After 14 years on the LaBelle City Commission, Hilda Zimmerly has not lost the will and the heart to serve her community.

A 41-year resident of LaBelle, she and her family arrived here from Northeastern Ohio, where she taught for four years before leaving the profession to raise her family. When the family relocated here, this wife and mother continued to work for the people in her new community through service to its children, schools and churches. Ms. Zimmerly raised three children in LaBelle and has 13 grandchildren. All have remained in LaBelle, except one grandchild who is a chef in Arizona.

Years of hands-on work as leader of a 4-H sewing club and various women’s committees have provided her with a strong “feel” for the community and its needs, as well as a fundamental connection with its people.

Ms. Zimmerly has a total of some 15 years’ teaching experience, much of it at LaBelle Elementary but also at Country Oaks Elementary and in Moore Haven, where she utilized her certification in library science from the University of South Florida. Her experiences as a teacher have cemented the connections she earned in her other service.

During her career as a public servant on the city commission, Ms. Zimmerly has represented her constituents during some very hard times for both the residents and the city. She helped guide the board through the recession, sharing in the tough decisions that were necessary to make it through the long haul.

She said she is most proud of helping the city to finally solve the water issues that plagued its residents for so many years.

She has continued to apply herself to the ever-constant problems of improving parks and roads. Knowing their importance in the everyday lives of the people, Ms. Zimmerly also understands that these are ongoing issues without a real ending. Streets will always need to be repaved. It’s a struggle to keep them up, given the cost to such a small community. So the board is in an everlasting search for state funding and grants. The same holds true for parks.

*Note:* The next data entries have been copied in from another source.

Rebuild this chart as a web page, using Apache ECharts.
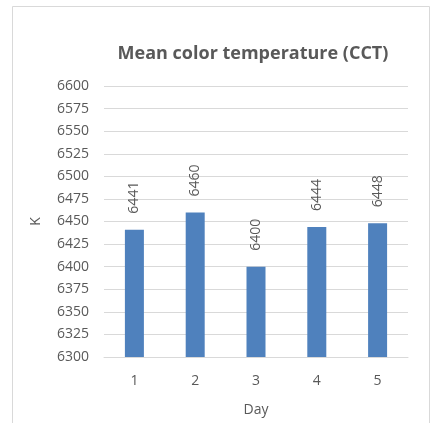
<!DOCTYPE html>
<html>
<head>
<meta charset="utf-8">
<script src="https://cdn.jsdelivr.net/npm/echarts@6/dist/echarts.min.js"></script>
<style>
  html, body { margin: 0; padding: 0; background: #ffffff; }
  #chart { width: 434px; height: 423px; }
</style>
</head>
<body>
<div id="chart"></div>
<script>
// Daily mean correlated colour temperature (K)
const days = ['1', '2', '3', '4', '5'];
const meanCCT = [6441, 6460, 6400, 6444, 6448];
const yTicks = { min: 6300, max: 6600, step: 25 };

const textColor = '#595959';
const gridColor = '#d9d9d9';
const barColor = '#4f81bd';
const font = 'Open Sans, Liberation Sans, sans-serif';

const chart = echarts.init(document.getElementById('chart'), null, { renderer: 'canvas' });
chart.setOption({
  backgroundColor: '#ffffff',
  animation: false,
  graphic: [{
    type: 'rect',
    shape: { x: 12.5, y: 6.5, width: 417, height: 430 },
    style: { fill: 'none', stroke: gridColor, lineWidth: 1 },
    silent: true
  }],
  title: {
    text: 'Mean color temperature (CCT)',
    left: 248,
    top: 40,
    textAlign: 'center',
    textStyle: { color: textColor, fontSize: 18, fontWeight: 'bold', fontFamily: font }
  },
  grid: { left: 104, right: 26, top: 86, bottom: 66 },
  xAxis: {
    type: 'category',
    data: days,
    name: 'Day',
    nameLocation: 'middle',
    nameGap: 46,
    nameTextStyle: { color: textColor, fontSize: 14, fontFamily: font },
    axisLine: { show: true, lineStyle: { color: gridColor, width: 1 } },
    axisTick: { show: false },
    axisLabel: { color: textColor, fontSize: 14, fontFamily: font, margin: 17 }
  },
  yAxis: {
    type: 'value',
    min: yTicks.min,
    max: yTicks.max,
    interval: yTicks.step,
    name: 'K',
    nameLocation: 'middle',
    nameGap: 61,
    nameTextStyle: { color: textColor, fontSize: 14, fontFamily: font },
    axisLine: { show: false },
    axisTick: { show: false },
    axisLabel: {
      color: textColor, fontSize: 14, fontFamily: font, margin: 15,
      formatter: (v) => String(v)
    },
    splitLine: { lineStyle: { color: gridColor, width: 1 } }
  },
  series: [{
    type: 'bar',
    data: meanCCT,
    barWidth: 19,
    itemStyle: { color: barColor },
    label: {
      show: true,
      position: 'top',
      distance: 16,
      rotate: 90,
      align: 'left',
      verticalAlign: 'middle',
      color: textColor,
      fontSize: 14,
      fontFamily: font,
      formatter: (p) => String(p.value)
    }
  }]
});
</script>
</body>
</html>
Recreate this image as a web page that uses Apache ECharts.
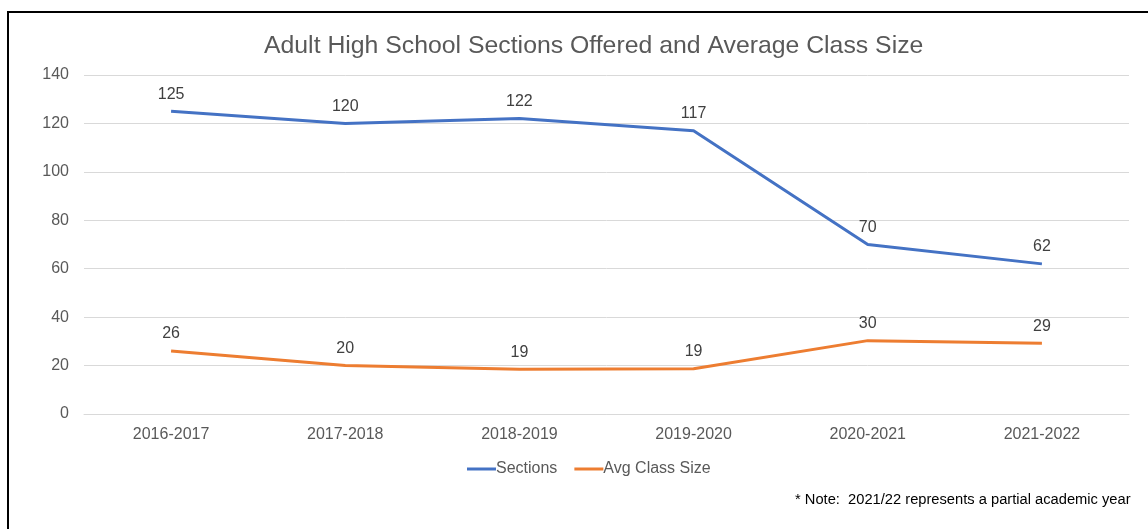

Her background as a teacher, mother and wife have provided her with a feel for youth and she is keenly aware of their needs. She concedes that the city lacks youth programs and she doesn’t stop working to provide more. We’re too small for a YMCA and there is no pool, but she holds out hope for the future.

Growth is another ongoing issue. It’s necessary, she says, and inevitable, but tricky. Balancing the needs of newcomers with the existing community’s resources, culture and needs creates tension and often resists easy answers. She is hopeful of attracting new and desirable business to help share the load.

Receiving a special award in recognition of over 20 years of community service, presented by US Congressman Mario Diaz-Balart, stands as a high point in her service. The award became a permanent part of the Congressional Record through the Congressional speech during Women’s History Month in March of 2016.

Going into the election this summer she feels, perhaps, that a willingness to listen to her constituents and face the issues fairly may be her most important characteristics as a city commissioner. In all her years on the board, Ms. Zimmerly points out that she has only missed two or three meetings and has consistently represented the city in all its endeavors.

Not ready to walk away from office, she wants to continue her service to the community with the fairness and openness she said she has always tried to bring to the table.